Oh well, that's one job I would never get. Personally, I think knowing
exactly what statements with multiple side effects do is useful, because
it makes it easier to replace them with functionally equivalent but more
readable code. It's not as though the Java model of ++ and -- is in any
way messy, unmemorable, or difficult to understand.

It's the "I wouldn't write code like that anyway" part I'd consider most
important. If you could clean up code like that written by someone else,
so much the better, especially if you could do it even when the "someone
else" hadn't documented it.

 

[jupiter]

I'm confused by the output of the following code:

public class PP {
public static void main(String[] args) {
int i = 1;
i = i++;
System.out.println(i);
}
}

It outputs 1.

I understand the assignment operator happening before the ++,
but I don't understand why the ++ doesn't increment. I thought
the statement should basically expand to:

i = i;
i = i+1;

but the ++ gets lots somewhere...

No, it gets expanded into:

t = i;

John, is t a copy of the bits in i made by the postfix ++ method?

i = i + 1;
i = t;

Is it fair then to say that t gets restored because of the way the
postfix operator applies only after the expression is evaluated?

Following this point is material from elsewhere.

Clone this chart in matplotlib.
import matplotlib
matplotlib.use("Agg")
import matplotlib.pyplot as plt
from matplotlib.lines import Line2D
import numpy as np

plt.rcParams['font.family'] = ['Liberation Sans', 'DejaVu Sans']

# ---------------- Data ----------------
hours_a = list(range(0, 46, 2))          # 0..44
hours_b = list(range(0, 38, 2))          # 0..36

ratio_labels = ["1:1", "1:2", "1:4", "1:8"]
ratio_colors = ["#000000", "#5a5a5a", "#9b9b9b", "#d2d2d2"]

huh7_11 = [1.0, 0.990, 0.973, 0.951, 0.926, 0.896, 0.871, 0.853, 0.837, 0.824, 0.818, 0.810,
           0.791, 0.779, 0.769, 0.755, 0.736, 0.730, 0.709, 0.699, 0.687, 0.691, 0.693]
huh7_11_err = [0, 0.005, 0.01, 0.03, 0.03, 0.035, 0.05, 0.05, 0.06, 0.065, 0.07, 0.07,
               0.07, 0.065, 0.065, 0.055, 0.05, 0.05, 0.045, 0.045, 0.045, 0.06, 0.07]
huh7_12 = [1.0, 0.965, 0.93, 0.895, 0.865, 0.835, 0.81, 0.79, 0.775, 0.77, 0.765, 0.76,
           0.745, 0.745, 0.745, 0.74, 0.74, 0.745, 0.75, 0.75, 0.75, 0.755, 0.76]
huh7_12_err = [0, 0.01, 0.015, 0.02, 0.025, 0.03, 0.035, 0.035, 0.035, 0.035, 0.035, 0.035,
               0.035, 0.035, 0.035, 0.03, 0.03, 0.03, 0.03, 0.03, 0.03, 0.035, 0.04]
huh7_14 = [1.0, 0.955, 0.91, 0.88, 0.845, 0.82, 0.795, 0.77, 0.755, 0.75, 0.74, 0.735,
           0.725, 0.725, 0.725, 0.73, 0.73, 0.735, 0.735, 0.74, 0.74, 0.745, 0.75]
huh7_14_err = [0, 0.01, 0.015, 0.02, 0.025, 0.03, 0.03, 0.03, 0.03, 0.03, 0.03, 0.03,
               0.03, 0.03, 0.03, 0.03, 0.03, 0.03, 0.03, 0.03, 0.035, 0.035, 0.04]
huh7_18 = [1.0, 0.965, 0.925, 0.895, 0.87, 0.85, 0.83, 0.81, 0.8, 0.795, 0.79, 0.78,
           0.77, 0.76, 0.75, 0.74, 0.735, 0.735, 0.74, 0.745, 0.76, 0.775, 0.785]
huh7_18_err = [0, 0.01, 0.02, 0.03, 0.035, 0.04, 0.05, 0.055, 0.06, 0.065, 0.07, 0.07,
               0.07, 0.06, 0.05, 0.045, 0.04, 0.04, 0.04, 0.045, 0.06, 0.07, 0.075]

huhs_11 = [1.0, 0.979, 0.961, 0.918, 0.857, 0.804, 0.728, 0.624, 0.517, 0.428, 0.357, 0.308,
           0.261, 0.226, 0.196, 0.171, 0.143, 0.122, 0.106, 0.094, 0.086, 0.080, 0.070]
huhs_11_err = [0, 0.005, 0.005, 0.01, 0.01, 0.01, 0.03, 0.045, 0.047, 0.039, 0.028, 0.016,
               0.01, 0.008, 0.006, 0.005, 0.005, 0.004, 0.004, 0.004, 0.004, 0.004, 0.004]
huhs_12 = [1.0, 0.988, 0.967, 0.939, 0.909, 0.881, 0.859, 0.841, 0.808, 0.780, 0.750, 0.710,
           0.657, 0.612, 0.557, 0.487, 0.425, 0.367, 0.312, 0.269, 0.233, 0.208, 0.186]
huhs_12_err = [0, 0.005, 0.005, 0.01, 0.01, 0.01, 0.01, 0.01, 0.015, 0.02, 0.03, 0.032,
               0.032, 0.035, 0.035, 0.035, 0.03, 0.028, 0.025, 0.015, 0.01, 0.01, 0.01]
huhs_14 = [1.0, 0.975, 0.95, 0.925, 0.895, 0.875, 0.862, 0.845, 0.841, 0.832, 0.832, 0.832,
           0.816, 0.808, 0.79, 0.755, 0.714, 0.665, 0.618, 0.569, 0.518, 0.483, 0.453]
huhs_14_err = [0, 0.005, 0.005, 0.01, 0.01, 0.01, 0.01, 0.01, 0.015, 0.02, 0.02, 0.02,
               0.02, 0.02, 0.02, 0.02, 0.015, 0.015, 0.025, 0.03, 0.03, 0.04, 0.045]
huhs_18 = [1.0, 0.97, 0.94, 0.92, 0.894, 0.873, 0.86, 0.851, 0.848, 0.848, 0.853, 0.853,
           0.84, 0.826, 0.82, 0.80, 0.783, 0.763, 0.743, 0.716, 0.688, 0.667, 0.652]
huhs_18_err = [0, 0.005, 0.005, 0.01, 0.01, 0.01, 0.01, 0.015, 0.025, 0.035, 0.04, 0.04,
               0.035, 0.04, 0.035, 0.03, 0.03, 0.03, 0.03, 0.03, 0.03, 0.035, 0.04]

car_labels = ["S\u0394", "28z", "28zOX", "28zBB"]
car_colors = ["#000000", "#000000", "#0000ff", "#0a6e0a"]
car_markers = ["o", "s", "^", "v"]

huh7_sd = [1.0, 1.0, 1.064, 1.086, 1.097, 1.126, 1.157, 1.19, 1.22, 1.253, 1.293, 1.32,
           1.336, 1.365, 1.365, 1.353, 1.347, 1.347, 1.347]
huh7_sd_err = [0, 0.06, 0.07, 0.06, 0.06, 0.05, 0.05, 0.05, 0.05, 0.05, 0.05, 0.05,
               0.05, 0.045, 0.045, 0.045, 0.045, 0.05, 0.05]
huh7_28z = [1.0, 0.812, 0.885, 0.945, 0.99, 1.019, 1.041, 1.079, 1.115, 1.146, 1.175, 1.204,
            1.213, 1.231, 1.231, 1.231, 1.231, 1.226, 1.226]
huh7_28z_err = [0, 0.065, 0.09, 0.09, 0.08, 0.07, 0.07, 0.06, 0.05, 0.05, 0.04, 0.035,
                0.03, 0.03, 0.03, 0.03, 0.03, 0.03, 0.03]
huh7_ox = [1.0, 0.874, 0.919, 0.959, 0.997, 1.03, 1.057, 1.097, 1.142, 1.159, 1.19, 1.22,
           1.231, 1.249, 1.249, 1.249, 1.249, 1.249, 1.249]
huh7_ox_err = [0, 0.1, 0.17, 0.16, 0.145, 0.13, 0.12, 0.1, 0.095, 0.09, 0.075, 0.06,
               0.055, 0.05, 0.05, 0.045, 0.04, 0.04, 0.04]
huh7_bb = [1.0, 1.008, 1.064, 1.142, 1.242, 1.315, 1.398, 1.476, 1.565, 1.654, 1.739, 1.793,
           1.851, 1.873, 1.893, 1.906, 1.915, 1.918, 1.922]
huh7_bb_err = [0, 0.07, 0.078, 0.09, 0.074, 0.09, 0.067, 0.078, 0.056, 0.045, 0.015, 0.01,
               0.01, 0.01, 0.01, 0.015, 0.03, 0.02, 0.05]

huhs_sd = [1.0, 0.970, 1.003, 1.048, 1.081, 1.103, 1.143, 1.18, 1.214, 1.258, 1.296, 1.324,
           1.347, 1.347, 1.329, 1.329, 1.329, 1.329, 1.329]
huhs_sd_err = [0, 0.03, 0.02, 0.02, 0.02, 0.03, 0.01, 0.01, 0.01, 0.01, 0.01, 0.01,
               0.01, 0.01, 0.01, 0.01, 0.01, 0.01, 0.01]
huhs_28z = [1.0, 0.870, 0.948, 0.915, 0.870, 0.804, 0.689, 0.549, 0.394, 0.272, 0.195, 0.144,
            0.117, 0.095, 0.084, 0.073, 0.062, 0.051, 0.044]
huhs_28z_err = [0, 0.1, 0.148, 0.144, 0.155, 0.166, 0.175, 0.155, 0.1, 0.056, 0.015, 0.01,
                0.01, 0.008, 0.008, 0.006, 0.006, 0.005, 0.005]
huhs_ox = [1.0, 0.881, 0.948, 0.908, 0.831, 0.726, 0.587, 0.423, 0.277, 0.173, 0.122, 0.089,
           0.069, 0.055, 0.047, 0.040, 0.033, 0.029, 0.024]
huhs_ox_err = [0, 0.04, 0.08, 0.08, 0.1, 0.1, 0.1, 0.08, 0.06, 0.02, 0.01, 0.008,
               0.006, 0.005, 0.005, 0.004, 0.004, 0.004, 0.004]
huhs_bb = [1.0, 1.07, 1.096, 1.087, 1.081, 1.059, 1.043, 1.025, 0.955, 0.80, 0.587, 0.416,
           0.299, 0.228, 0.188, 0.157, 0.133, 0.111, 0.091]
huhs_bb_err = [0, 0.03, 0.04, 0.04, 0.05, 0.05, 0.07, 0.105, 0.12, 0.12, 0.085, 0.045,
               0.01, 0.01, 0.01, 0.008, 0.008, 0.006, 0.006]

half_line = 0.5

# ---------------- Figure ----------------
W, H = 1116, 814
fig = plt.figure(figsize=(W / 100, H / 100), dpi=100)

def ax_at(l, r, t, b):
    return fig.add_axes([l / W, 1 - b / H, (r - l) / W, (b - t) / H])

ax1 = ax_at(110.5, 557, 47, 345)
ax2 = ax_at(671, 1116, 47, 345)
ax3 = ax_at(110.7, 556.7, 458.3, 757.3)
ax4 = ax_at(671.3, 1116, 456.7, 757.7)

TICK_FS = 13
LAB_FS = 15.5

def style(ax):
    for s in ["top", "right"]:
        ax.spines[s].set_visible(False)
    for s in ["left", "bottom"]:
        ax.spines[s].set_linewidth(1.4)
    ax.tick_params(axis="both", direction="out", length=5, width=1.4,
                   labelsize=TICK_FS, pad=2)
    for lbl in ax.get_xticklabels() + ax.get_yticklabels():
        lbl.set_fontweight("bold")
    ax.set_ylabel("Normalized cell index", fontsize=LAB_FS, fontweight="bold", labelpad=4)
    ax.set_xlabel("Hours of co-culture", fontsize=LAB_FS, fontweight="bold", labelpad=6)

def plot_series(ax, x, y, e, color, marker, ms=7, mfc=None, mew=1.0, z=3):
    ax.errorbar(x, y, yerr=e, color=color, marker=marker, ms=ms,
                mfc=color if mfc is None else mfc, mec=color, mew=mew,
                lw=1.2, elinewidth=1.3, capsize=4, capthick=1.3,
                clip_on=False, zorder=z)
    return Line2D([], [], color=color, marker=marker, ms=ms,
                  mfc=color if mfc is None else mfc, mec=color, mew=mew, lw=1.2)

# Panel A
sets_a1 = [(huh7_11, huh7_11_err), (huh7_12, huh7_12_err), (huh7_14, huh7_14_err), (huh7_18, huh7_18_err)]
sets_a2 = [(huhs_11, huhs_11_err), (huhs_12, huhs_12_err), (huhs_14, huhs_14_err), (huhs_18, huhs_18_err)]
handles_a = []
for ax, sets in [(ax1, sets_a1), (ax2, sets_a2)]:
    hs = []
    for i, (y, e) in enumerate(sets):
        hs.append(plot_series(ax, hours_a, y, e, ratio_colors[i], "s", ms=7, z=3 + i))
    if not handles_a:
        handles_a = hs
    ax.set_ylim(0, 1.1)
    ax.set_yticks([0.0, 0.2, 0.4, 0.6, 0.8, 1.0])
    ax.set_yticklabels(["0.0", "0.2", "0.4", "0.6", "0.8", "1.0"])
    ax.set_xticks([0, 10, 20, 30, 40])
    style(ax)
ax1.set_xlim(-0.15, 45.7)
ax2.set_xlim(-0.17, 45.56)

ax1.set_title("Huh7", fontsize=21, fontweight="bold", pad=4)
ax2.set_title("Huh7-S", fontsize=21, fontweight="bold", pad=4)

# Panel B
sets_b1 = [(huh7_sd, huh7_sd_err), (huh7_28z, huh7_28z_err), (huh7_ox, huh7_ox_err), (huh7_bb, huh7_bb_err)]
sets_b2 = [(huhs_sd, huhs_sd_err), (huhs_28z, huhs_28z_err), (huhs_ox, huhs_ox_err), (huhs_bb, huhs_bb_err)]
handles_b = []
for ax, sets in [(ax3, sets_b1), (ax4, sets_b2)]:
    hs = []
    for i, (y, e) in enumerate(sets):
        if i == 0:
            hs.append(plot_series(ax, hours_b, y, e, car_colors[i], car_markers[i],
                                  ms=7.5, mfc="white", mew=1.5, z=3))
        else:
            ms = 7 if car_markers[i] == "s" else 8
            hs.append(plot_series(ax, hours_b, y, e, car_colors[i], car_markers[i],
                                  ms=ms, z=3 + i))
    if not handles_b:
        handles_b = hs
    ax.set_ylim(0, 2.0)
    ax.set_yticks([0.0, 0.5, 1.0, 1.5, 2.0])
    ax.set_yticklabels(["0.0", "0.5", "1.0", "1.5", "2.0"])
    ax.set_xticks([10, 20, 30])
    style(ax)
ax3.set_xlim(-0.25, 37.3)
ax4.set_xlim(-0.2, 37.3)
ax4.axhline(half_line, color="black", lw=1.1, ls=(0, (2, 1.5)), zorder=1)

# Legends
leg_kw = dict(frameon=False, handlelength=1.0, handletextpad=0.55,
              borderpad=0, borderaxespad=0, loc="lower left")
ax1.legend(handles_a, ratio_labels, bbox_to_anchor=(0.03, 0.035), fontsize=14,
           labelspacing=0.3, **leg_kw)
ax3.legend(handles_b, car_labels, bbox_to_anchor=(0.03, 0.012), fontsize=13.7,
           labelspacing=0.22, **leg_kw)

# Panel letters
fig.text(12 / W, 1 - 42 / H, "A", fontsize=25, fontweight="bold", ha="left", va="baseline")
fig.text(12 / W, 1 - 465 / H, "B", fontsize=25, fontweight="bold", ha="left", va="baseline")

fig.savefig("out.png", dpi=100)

What is the difference between the original problem and this one?

int i=1;
System.out.println("i=" + i++); //output=1
System.out.println("i=" + i);//output=2

I find this one easier to understand because eventually the new
bits do output. They don't get overwritten. In the original problem
there is overwriting going on that cause the 2 value to be lost
entirely. Is this due to the self-referencing aspect of the
original problem i=i++;?

One last question: Where is that temp copy of the bits visible? I
can't see it in a debugger, so maybe I'm not using it (Eclipse) to
great advantage. I see the original i bits on the stack and that's
about it. This should not involve heap storage, so that leaves me
wondering where/how I'd ever see that temp set of bits.

thanks ...

 

[John W. Kennedy]

I'm confused by the output of the following code:

public class PP {
public static void main(String[] args) {
int i = 1;
i = i++;
System.out.println(i);
}
}

It outputs 1.

I understand the assignment operator happening before the ++,
but I don't understand why the ++ doesn't increment. I thought
the statement should basically expand to:

i = i;
i = i+1;

but the ++ gets lots somewhere...

No, it gets expanded into:

t = i;

John, is t a copy of the bits in i made by the postfix ++ method?

For explanatory purposes, I've eliminated the ++ altogether.

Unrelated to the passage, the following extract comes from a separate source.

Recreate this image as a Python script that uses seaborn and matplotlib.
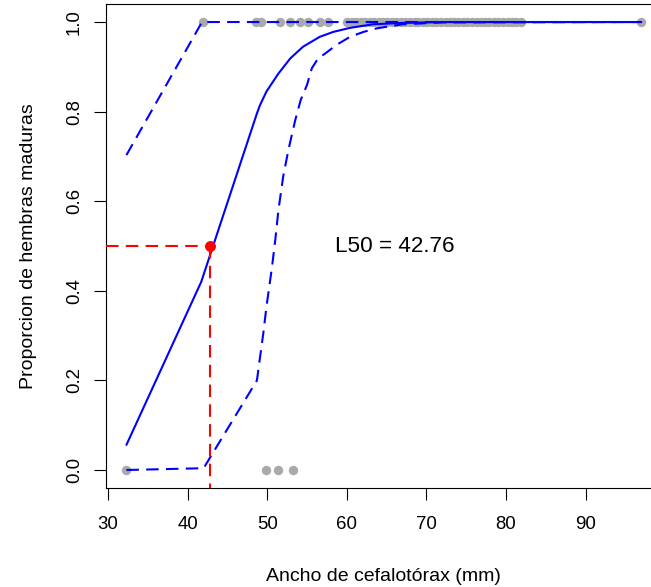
import matplotlib
matplotlib.use("Agg")
import matplotlib.pyplot as plt
import numpy as np
import pandas as pd
import seaborn as sns

# Carapace widths (mm) of mature (1) and immature (0) females
ancho_maduras = [41.9, 48.6, 49.2, 51.6, 52.9, 54.1, 55.1, 56.6, 57.6,
                 60.0, 60.6, 61.1, 61.8, 62.3, 62.9, 63.4, 64.0, 64.6, 65.1,
                 65.7, 66.2, 66.8, 67.3, 67.9, 68.5, 69.0, 69.6, 70.1, 70.7,
                 71.2, 71.8, 72.4, 72.9, 73.5, 74.0, 74.6, 75.1, 75.7, 76.3,
                 76.8, 77.4, 77.9, 78.5, 79.0, 79.6, 80.2, 80.7, 81.3, 81.9,
                 97.0]
ancho_inmaduras = [32.3, 49.8, 51.3, 53.2]

# Fitted proportion of mature females
curva_x = [32.3, 41.7, 48.7, 49.1, 49.9, 51.4, 52.9, 54.5, 56.6, 58.3,
           60.4, 63.3, 67.0, 72.0, 97.0]
curva_p = [0.056, 0.420, 0.796, 0.815, 0.845, 0.885, 0.919, 0.945, 0.967,
           0.978, 0.987, 0.995, 0.998, 1.000, 1.000]

# Upper and lower confidence limits
sup_x = [32.3, 41.8, 97.0]
sup_p = [0.703, 1.000, 1.000]
inf_x = [32.3, 42.0, 43.4, 48.7, 49.1, 49.5, 49.9, 50.6, 51.0, 51.4, 52.0,
         52.65, 53.5, 54.2, 55.0, 55.6, 56.4, 57.3, 58.7, 60.4, 62.1, 63.8,
         67.0, 72.0, 97.0]
inf_p = [0.000, 0.004, 0.045, 0.200, 0.253, 0.305, 0.365, 0.454, 0.513,
         0.580, 0.655, 0.714, 0.780, 0.826, 0.860, 0.897, 0.919, 0.930,
         0.949, 0.967, 0.978, 0.986, 0.995, 0.999, 1.000]

L50 = 42.76

x_ticks = [30, 40, 50, 60, 70, 80, 90]
y_ticks = [0.0, 0.2, 0.4, 0.6, 0.8, 1.0]

sns.set_style("white", {
    "axes.edgecolor": "black",
    "axes.labelcolor": "black",
    "text.color": "black",
    "xtick.bottom": True,
    "ytick.left": True,
})
plt.rcParams["font.family"] = ["Liberation Sans", "DejaVu Sans"]
plt.rcParams.update({
    "axes.linewidth": 0.8,
    "xtick.major.size": 8.5,
    "ytick.major.size": 8.5,
    "xtick.major.width": 0.8,
    "ytick.major.width": 0.8,
    "xtick.color": "black",
    "ytick.color": "black",
    "xtick.labelcolor": "black",
    "ytick.labelcolor": "black",
    "xtick.direction": "out",
    "ytick.direction": "out",
})

fig = plt.figure(figsize=(6.51, 5.87), dpi=100)
ax = fig.add_axes([0.1624, 0.1688, 0.8545, 0.8242])

puntos = pd.DataFrame({
    "ancho": ancho_maduras + ancho_inmaduras,
    "madura": [1] * len(ancho_maduras) + [0] * len(ancho_inmaduras),
})
sns.scatterplot(data=puntos, x="ancho", y="madura", color="#A9A9A9",
                s=46, linewidth=0, ax=ax, zorder=2)

dash = (0, (6, 3.5))
sns.lineplot(x=curva_x, y=curva_p, sort=False, estimator=None,
             color="#0000FF", linewidth=1.5, ax=ax, zorder=3)
for xs, ps in [(sup_x, sup_p), (inf_x, inf_p)]:
    sns.lineplot(x=xs, y=ps, sort=False, estimator=None,
                 color="#0000FF", linewidth=1.5, ax=ax, zorder=3)
    ax.lines[-1].set_linestyle(dash)

xlim = (29.7, 99.6)
ylim = (-0.04, 1.04)
ax.plot([xlim[0], L50], [0.5, 0.5], color="#FF0000", linewidth=1.5,
        linestyle=dash, zorder=4)
ax.plot([L50, L50], [0.5, ylim[0]], color="#FF0000", linewidth=1.5,
        linestyle=dash, zorder=4)
ax.scatter([L50], [0.5], s=62, color="#FF0000", linewidth=0, zorder=5)

ax.text(66, 0.5, "L50 = 42.76", fontsize=16.2, ha="center", va="center",
        color="black")

ax.set_xlim(*xlim)
ax.set_ylim(*ylim)
ax.set_xticks(x_ticks)
ax.set_yticks(y_ticks)
ax.set_xticklabels([str(t) for t in x_ticks], fontsize=13.4)
ax.set_yticklabels([f"{t:.1f}" for t in y_ticks], fontsize=13.4,
                   rotation=90, va="center")
ax.tick_params(axis="x", pad=12)
ax.tick_params(axis="y", pad=8)
ax.set_xlabel("Ancho de cefalotórax (mm)", fontsize=14, labelpad=25,
              color="black")
ax.set_ylabel("Proporcion de hembras maduras", fontsize=14, labelpad=21,
              color="black")
for s in ax.spines.values():
    s.set_visible(True)

fig.savefig("out.png", dpi=100)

Is it fair then to say that t gets restored because of the way the
postfix operator applies only after the expression is evaluated?

My t does not exist in the postfix version at all, so in one sense the
question is meaningless, but yes, I guess you could say so.

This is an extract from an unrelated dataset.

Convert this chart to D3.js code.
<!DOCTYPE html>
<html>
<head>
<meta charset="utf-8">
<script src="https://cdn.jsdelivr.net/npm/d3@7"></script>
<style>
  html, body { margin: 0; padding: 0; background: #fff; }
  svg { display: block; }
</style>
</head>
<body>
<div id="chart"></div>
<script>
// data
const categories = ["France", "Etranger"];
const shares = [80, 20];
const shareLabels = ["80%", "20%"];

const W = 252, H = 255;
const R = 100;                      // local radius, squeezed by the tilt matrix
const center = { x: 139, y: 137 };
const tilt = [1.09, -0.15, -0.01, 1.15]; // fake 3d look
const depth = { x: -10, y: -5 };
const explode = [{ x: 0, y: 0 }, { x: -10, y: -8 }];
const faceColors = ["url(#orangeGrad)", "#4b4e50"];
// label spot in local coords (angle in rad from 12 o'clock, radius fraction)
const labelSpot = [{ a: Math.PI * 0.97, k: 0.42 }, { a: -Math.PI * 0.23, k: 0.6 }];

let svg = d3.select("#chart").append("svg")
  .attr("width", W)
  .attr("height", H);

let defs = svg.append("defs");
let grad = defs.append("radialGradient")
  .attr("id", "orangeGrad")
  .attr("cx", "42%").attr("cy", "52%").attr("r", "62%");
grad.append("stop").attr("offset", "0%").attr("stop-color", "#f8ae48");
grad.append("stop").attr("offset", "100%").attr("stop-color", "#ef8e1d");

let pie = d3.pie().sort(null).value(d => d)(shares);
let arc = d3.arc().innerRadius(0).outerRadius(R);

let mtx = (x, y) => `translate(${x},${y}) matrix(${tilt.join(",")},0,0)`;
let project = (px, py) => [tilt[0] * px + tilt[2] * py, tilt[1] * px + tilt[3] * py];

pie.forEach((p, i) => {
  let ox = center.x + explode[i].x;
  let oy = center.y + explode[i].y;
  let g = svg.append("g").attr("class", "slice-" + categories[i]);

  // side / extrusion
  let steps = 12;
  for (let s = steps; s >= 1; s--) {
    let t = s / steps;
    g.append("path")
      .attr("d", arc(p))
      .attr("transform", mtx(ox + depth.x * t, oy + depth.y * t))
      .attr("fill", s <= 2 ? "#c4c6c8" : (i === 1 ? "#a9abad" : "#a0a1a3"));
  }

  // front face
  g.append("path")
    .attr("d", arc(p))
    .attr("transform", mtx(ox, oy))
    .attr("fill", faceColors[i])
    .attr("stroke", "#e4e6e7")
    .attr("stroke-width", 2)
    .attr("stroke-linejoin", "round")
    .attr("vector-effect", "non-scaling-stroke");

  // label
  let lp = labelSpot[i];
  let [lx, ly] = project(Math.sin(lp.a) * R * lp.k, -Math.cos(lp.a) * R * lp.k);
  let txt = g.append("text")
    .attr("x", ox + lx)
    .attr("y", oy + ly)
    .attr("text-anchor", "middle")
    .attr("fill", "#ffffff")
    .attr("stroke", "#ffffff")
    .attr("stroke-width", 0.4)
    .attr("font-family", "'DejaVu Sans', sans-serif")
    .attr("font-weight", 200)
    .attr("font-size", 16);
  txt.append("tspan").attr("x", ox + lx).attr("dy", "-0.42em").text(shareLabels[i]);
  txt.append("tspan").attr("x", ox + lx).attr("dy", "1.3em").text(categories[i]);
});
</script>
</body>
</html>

What is the difference between the original problem and this one?

int i=1;
System.out.println("i=" + i++); //output=1
System.out.println("i=" + i);//output=2

It doesn't have the expression "i = i++", which is bad coding, though
technically legal.

I find this one easier to understand because eventually the new
bits do output. They don't get overwritten. In the original problem
there is overwriting going on that cause the 2 value to be lost
entirely. Is this due to the self-referencing aspect of the
original problem i=i++;?

Yes, that's the key.

One last question: Where is that temp copy of the bits visible? I
can't see it in a debugger, so maybe I'm not using it (Eclipse) to
great advantage. I see the original i bits on the stack and that's
about it. This should not involve heap storage, so that leaves me
wondering where/how I'd ever see that temp set of bits.

It isn't visible at the Java level, though it will be seen in the
bytecode (does Eclipse have an option to trace at the bytecode level?
I've never had occasion to try). But "i=i++" is bad, evil, wicked,
perverse, satanic, blood-sucking, kitten-murdering, baby-raping,
Bush-voting malpractice, so Just Don't Do It.